From the get-go, it becomes clear that the perfectionist doctor Nic and the rambuntious stay-at-home mother Jules are two polar opposites. Jules's laid back attitude often interferes with Nic's no nonsense decision making--a problem that is certainly not limited to this particular couple. However, it's clear that this dynamic, while seemingly destructive, is one the two are comfortable with, despite the inevitable complications. But, wills, patience and understanding are all tested when Paul (Mark Ruffalo
), the sperm donor, becomes a relevant part of Joni and Laser's lives. It's a welcomed game-changer that helps you further understand the presented relationships and believable emotions and motives of the relateable characters. These relationships can't be understated. While The Kids could no doubt survive simply as a family drama, it's the interweving connections Lisa Cholodenko
so masterfully creates that pushes the film beyond mediocrity.

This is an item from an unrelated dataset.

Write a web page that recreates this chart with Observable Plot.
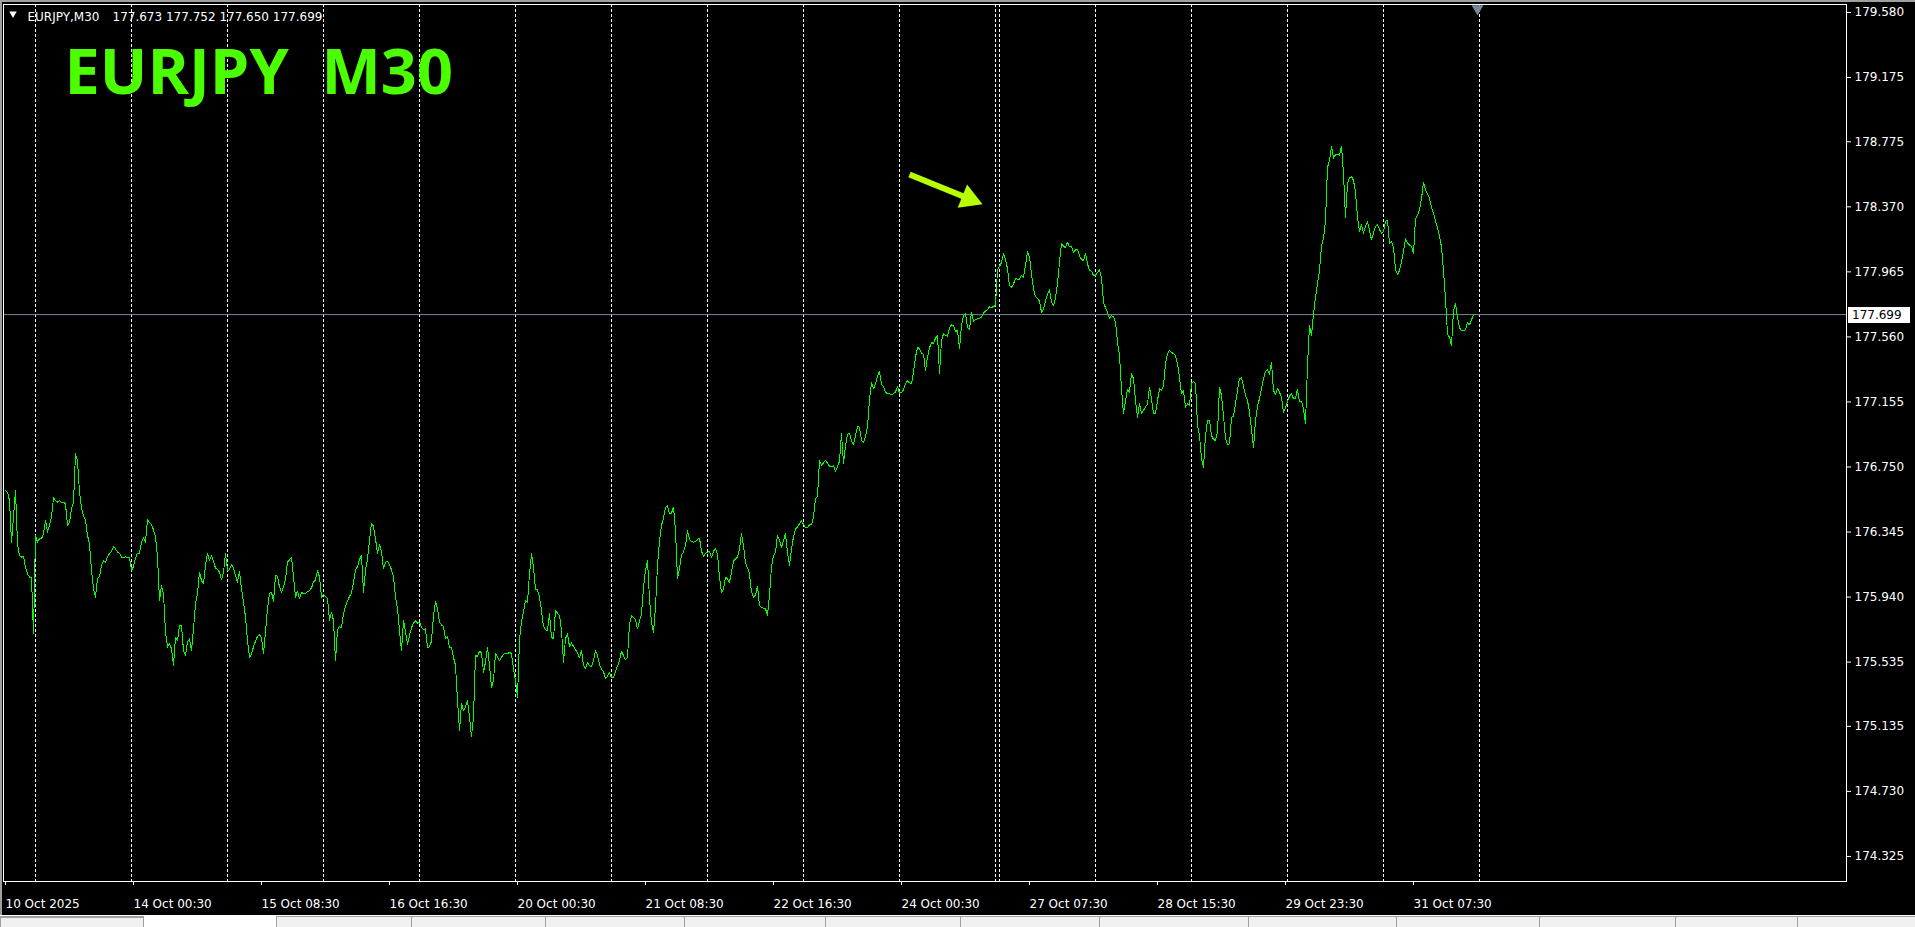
<!DOCTYPE html>
<html>
<head>
<meta charset="utf-8">
<script src="https://cdn.jsdelivr.net/npm/d3@7"></script>
<script src="https://cdn.jsdelivr.net/npm/@observablehq/plot@0.6"></script>
<style>
  html, body { margin: 0; padding: 0; background: #000; overflow: hidden; }
  #wrap { position: relative; width: 1915px; height: 927px; background: #000; }
  #chart svg { display: block; }
  .topbar { position: absolute; left: 0; top: 0; width: 1915px; height: 2px; background: #a0a0a0; }
  .leftbar { position: absolute; left: 0; top: 0; width: 2px; height: 917px; background: #a0a0a0; }
  .tabs { position: absolute; left: 0; top: 915px; width: 1915px; height: 12px; background: #f0f0f0; border-top: 1px solid #ffffff; box-sizing: border-box; }
  .tabs .line { position: absolute; left: 0; top: 0; width: 1915px; height: 1px; background: #a0a0a0; }
  .tab { position: absolute; top: 1px; height: 11px; box-sizing: border-box; border-left: 1px solid #a0a0a0; }
</style>
</head>
<body>
<div id="wrap">
  <div id="chart"></div>
  <div class="topbar"></div>
  <div class="leftbar"></div>
  <div class="tabs">
    <div class="line"></div>
    <div class="tab" style="left:0;width:144px;border:1px solid #a0a0a0;border-bottom:none;"></div>
    <div class="tab" style="left:144px;width:132px;top:0;height:12px;background:#ffffff;border-left:none;"></div>
    <div class="tab" style="left:276px;width:136px;"></div>
    <div class="tab" style="left:411px;width:134px;"></div>
    <div class="tab" style="left:545px;width:139px;"></div>
    <div class="tab" style="left:684px;width:141px;"></div>
    <div class="tab" style="left:825px;width:135px;"></div>
    <div class="tab" style="left:960px;width:139px;"></div>
    <div class="tab" style="left:1099px;width:149px;"></div>
    <div class="tab" style="left:1248px;width:148px;"></div>
    <div class="tab" style="left:1396px;width:143px;"></div>
    <div class="tab" style="left:1539px;width:136px;"></div>
    <div class="tab" style="left:1675px;width:122px;"></div>
    <div class="tab" style="left:1797px;width:118px;"></div>
  </div>
</div>
<script>
// ---- data ----
const symbol = "EURJPY";
const period = "M30";
const lastBar = [177.673, 177.752, 177.650, 177.699]; // open, high, low, close

// M30 closes, one per bar (bar 0 = 10 Oct 2025 16:30)
const closes = [
176.604,176.593,176.541,176.282,176.438,176.604,176.272,176.199,176.189,176.193,
176.126,176.085,176.064,176.064,175.711,176.324,176.282,176.303,176.303,176.334,
176.417,176.344,176.386,176.438,176.558,176.541,176.531,176.541,176.531,176.531,
176.521,176.386,176.407,176.490,176.531,176.832,176.790,176.593,176.496,176.448,
176.417,176.324,176.272,176.106,175.991,175.940,176.054,176.068,176.137,176.168,
176.157,176.193,176.209,176.224,176.255,176.240,176.220,176.214,176.189,176.184,
176.193,176.184,176.184,176.106,176.130,176.184,176.214,176.214,176.282,176.309,
176.282,176.421,176.404,176.390,176.359,176.313,176.189,175.919,176.012,175.960,
175.722,175.628,175.649,175.618,175.514,175.690,175.670,175.763,175.763,175.607,
175.576,175.659,175.680,175.607,175.742,175.898,175.960,176.095,176.043,176.022,
176.137,176.214,176.168,176.199,176.164,176.120,176.114,176.095,176.047,176.095,
176.209,176.106,176.110,176.143,176.122,176.074,176.033,176.101,175.991,175.908,
175.815,175.670,175.566,175.583,175.632,175.666,175.695,175.705,175.686,175.587,
175.722,175.867,175.964,175.971,175.913,176.074,176.070,176.002,175.971,176.002,
176.054,176.157,176.172,176.189,176.064,175.940,175.977,175.929,175.969,175.962,
175.964,175.973,175.981,175.996,176.035,176.047,176.106,176.064,175.940,175.956,
175.944,175.929,175.794,175.846,175.794,175.545,175.736,175.757,175.749,175.836,
175.883,175.917,175.944,175.966,176.033,176.110,176.130,176.174,176.199,175.971,
176.106,176.178,176.292,176.400,176.380,176.303,176.214,176.267,176.220,176.116,
176.157,176.164,176.143,176.110,176.064,175.940,175.867,175.732,175.607,175.794,
175.722,175.645,175.701,175.749,175.778,175.792,175.778,175.784,175.751,175.736,
175.742,175.624,175.632,175.666,175.825,175.915,175.867,175.784,175.767,175.757,
175.680,175.695,175.624,175.624,175.564,175.514,175.296,175.109,175.275,175.234,
175.255,175.296,175.192,175.072,175.192,175.576,175.570,175.603,175.591,175.473,
175.535,175.628,175.514,175.379,175.421,175.587,175.566,175.545,175.566,175.582,
175.591,175.587,175.597,175.587,175.493,175.421,175.317,175.670,175.790,175.846,
175.919,175.908,176.085,176.209,176.126,175.985,175.985,175.940,175.857,175.757,
175.736,175.732,175.836,175.690,175.680,175.857,175.840,175.825,175.732,175.535,
175.680,175.711,175.632,175.655,175.634,175.612,175.593,175.562,175.607,175.514,
175.497,175.535,175.512,175.508,175.541,175.607,175.576,175.520,175.491,175.475,
175.431,175.446,175.471,175.437,175.437,175.477,175.510,175.545,175.603,175.576,
175.549,175.566,175.773,175.823,175.815,175.798,175.742,175.790,175.836,176.002,
176.106,176.168,175.929,175.778,175.722,175.877,176.137,176.292,176.386,176.433,
176.496,176.510,176.458,176.463,176.500,176.355,176.054,176.116,176.205,176.220,
176.261,176.355,176.301,176.284,176.282,176.286,176.299,176.307,176.226,176.195,
176.213,176.220,176.226,176.185,176.226,176.240,176.205,176.064,175.969,175.991,
176.064,176.052,176.033,176.095,176.164,176.178,176.189,176.240,176.334,176.261,
176.151,176.122,176.085,175.971,175.940,175.954,176.006,175.888,175.877,175.871,
175.867,175.825,175.950,176.130,176.197,176.220,176.324,176.292,176.251,176.292,
176.334,176.220,176.137,176.240,176.317,176.365,176.377,176.396,176.415,176.392,
176.371,176.371,176.390,176.392,176.438,176.552,176.566,176.790,176.759,176.776,
176.790,176.774,176.755,176.755,176.757,176.724,176.753,176.786,176.956,176.774,
176.884,176.952,176.961,176.911,176.888,176.946,177.002,176.998,176.915,176.900,
176.940,176.998,177.168,177.278,177.237,177.268,177.314,177.347,177.264,177.251,
177.216,177.206,177.206,177.201,177.206,177.218,177.251,177.210,177.214,177.230,
177.268,177.287,177.274,177.270,177.341,177.434,177.496,177.484,177.459,177.453,
177.351,177.434,177.492,177.525,177.519,177.552,177.569,177.330,177.538,177.579,
177.571,177.565,177.617,177.635,177.633,177.594,177.600,177.486,177.631,177.693,
177.704,177.617,177.606,177.714,177.658,177.668,177.673,177.677,177.681,177.710,
177.722,177.731,177.747,177.743,177.749,177.756,177.978,177.999,178.023,178.077,
178.044,177.984,177.880,177.868,177.890,177.924,177.918,177.920,177.944,177.932,
178.005,178.092,178.057,177.953,177.859,177.810,177.801,177.783,177.714,177.731,
177.783,177.824,177.853,177.776,177.754,177.804,177.890,178.025,178.144,178.125,
178.115,178.150,178.121,178.125,178.086,178.102,178.104,178.065,178.042,178.036,
178.082,178.015,177.976,177.969,177.942,177.945,177.961,177.978,177.928,177.776,
177.741,177.714,177.673,177.693,177.685,177.652,177.527,177.444,177.237,177.081,
177.164,177.234,177.216,177.334,177.299,177.164,177.060,177.143,177.081,177.102,
177.123,177.143,177.247,177.174,177.081,177.081,177.164,177.237,177.226,177.258,
177.392,177.455,177.475,177.465,177.455,177.444,177.392,177.309,177.206,177.226,
177.123,177.143,177.133,177.272,177.282,177.272,177.008,176.946,176.801,176.749,
176.946,177.040,177.040,176.946,176.921,176.915,176.967,177.247,177.195,177.071,
176.925,176.890,176.894,177.060,177.067,177.143,177.226,177.303,177.305,177.253,
177.195,177.164,177.091,176.988,176.869,177.040,177.129,177.175,177.237,177.299,
177.345,177.355,177.326,177.403,177.226,177.201,177.241,177.216,177.185,177.091,
177.118,177.158,177.191,177.206,177.175,177.179,177.233,177.158,177.158,177.112,
177.019,177.382,177.631,177.569,177.704,177.808,177.891,177.974,178.129,178.171,
178.285,178.617,178.658,178.748,178.673,178.696,178.696,178.690,178.748,178.575,
178.306,178.513,178.551,178.559,178.534,178.461,178.306,178.218,178.258,178.206,
178.248,178.279,178.223,178.165,178.206,178.248,178.258,178.229,178.206,178.216,
178.279,178.287,178.140,178.154,178.119,177.980,177.949,177.974,178.030,178.094,
178.171,178.146,178.131,178.125,178.077,178.295,178.316,178.351,178.420,178.524,
178.476,178.451,178.424,178.364,178.331,178.281,178.239,178.187,178.119,177.974,
177.797,177.579,177.558,177.507,177.724,177.770,177.683,177.617,177.598,177.598,
177.606,177.648,177.635,177.666,177.699
];

const priceTicks = [179.580, 179.175, 178.775, 178.370, 177.965, 177.560, 177.155,
                    176.750, 176.345, 175.940, 175.535, 175.135, 174.730, 174.325];
const timeTickBars = [0, 64, 128, 192, 256, 320, 384, 448, 512, 576, 640, 704];
const timeTickLabels = ["10 Oct 2025", "14 Oct 00:30", "15 Oct 08:30", "16 Oct 16:30",
  "20 Oct 00:30", "21 Oct 08:30", "22 Oct 16:30", "24 Oct 00:30", "27 Oct 07:30",
  "28 Oct 15:30", "29 Oct 23:30", "31 Oct 07:30"];
// bars where a new trading day starts (period separators)
const daySeparatorBars = [15, 63, 111, 159, 207, 255, 303, 351, 399, 447, 495, 497, 545, 593, 641, 689, 737];
const chartShiftBar = 736;
// annotation arrow (bar, price)
const arrowTail = [452, 178.571];
const arrowHead = [481.8, 178.420];

// ---- build ----
const series = closes.map((c, i) => ({bar: i, close: c}));
const lastClose = lastBar[3];
const labelByBar = new Map(timeTickBars.map((b, i) => [b, timeTickLabels[i]]));
const arrowData = [{x1: arrowTail[0], y1: arrowTail[1], x2: arrowHead[0], y2: arrowHead[1]}];

const chart = Plot.plot({
  width: 1915,
  height: 917,
  marginLeft: 3,
  marginRight: 69,
  marginTop: 4,
  marginBottom: 36,
  style: {background: "#000", color: "#fff", fontFamily: "DejaVu Sans", fontSize: "12px"},
  x: {type: "linear", domain: [-1, 920.5]},
  y: {type: "linear", domain: [174.169, 179.6298]},
  marks: [
    Plot.ruleX(daySeparatorBars, {x: d => d, stroke: "#ffffff", strokeDasharray: "3,2", strokeWidth: 1}),
    Plot.ruleY([lastClose], {y: d => d, stroke: "#778899", strokeWidth: 1}),
    Plot.line(series, {x: "bar", y: "close", stroke: "#00ff00", strokeWidth: 1, shapeRendering: "crispEdges"}),
    Plot.frame({stroke: "#ffffff", strokeWidth: 1}),
    Plot.axisY(priceTicks, {anchor: "right", tickSize: 4, tickPadding: 4, tickFormat: d => d.toFixed(3),
      label: null, fontSize: 12, fontFamily: "DejaVu Sans", fill: "#ffffff", stroke: "#ffffff"}),
    Plot.axisX(timeTickBars, {anchor: "bottom", tickSize: 4, tickPadding: 14, tickFormat: d => labelByBar.get(d),
      textAnchor: "start", label: null, fontSize: 12, fontFamily: "DejaVu Sans", fill: "#ffffff", stroke: "#ffffff"}),
    // header
    Plot.text([`${symbol},${period}`], {frameAnchor: "top-left", dx: 24, dy: 8, text: d => d, lineAnchor: "top",
      textAnchor: "start", fill: "#ffffff", fontSize: 12, fontFamily: "DejaVu Sans"}),
    Plot.text([lastBar.map(v => v.toFixed(3)).join(" ")], {frameAnchor: "top-left", dx: 109, dy: 8, text: d => d,
      lineAnchor: "top", textAnchor: "start", fill: "#ffffff", fontSize: 12, fontFamily: "DejaVu Sans"}),
    Plot.dot(["\u25bc"], {frameAnchor: "top-left", dx: 9.5, dy: 9.2, symbol: "triangle", rotate: 180, r: 2.8,
      fill: "#ffffff", stroke: null}),
    // big title
    Plot.text([`${symbol}\u00a0 ${period}`], {frameAnchor: "top-left", dx: 61, dy: 44.3, text: d => d, lineAnchor: "top",
      textAnchor: "start", fill: "#4cff00", fontSize: 63, fontWeight: "bold", fontFamily: "Open Sans"}),
    // chart shift marker
    Plot.dot([chartShiftBar], {x: d => d, frameAnchor: "top", dy: 4.2, symbol: "triangle", rotate: 180, r: 4.4,
      fill: "#778899", stroke: null}),
    // annotation arrow
    Plot.link(arrowData, {x1: "x1", y1: "y1", x2: "x2", y2: "y2", stroke: "#b8ff00", strokeWidth: 6, strokeLinecap: "butt"}),
    Plot.dot(arrowData, {x: "x2", y: "y2", symbol: "triangle", rotate: 112, r: 9.3, fill: "#b8ff00", stroke: null})
  ]
});

document.getElementById("chart").appendChild(chart);

// current price label box on the price axis
const svg = d3.select(chart);
const yPos = chart.scale("y").apply(lastClose) + 0.5;
const xRight = chart.scale("x").apply(920.5);
const g = svg.append("g").attr("text-anchor", "start");
g.append("rect").attr("x", xRight + 2).attr("y", Math.round(yPos - 8)).attr("width", 62).attr("height", 16).attr("fill", "#ffffff");
g.append("text").attr("x", xRight + 6).attr("y", yPos).attr("dy", "0.35em")
  .attr("text-anchor", "start")
  .attr("fill", "#000000").attr("font-family", "DejaVu Sans").attr("font-size", 12)
  .text(lastClose.toFixed(3));
</script>
</body>
</html>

Things certainly get awkward.
These relationships don't go untested and, as viewers, we wouldn't want them to. The film earns its keep by constantly removing characters from their comfort-zone and testing their understanding and the bonds they once considered impenetrable. How does Nic react when she discovers her college-bound daughter has taken a liking to her drop-out, care free sperm donor? How does Laser rebound when he discovers that he and Paul, the man he's longed to meet for years, have little in common? Its these small instances shape the bigger the problems at play; the instances that send the family to its breaking-point.
This isn't a movie without flaws, though. Those aforementioned "predictable events" keep the film from excelling to the point it clearly could have. This may be a fresh take on a used up formula, but, make no mistake, you've seen these events play out an incredible amount of times.
With so few faults, it's a shame that The Kids Are All Right's biggest lies in its overarching story. While it's something that, in the long run, keeps The Kids Are All RIght from reaching its full potential, the dynamic characters and intricate relationships that form the film's crux make it a gem in a genre littered with mediocrity.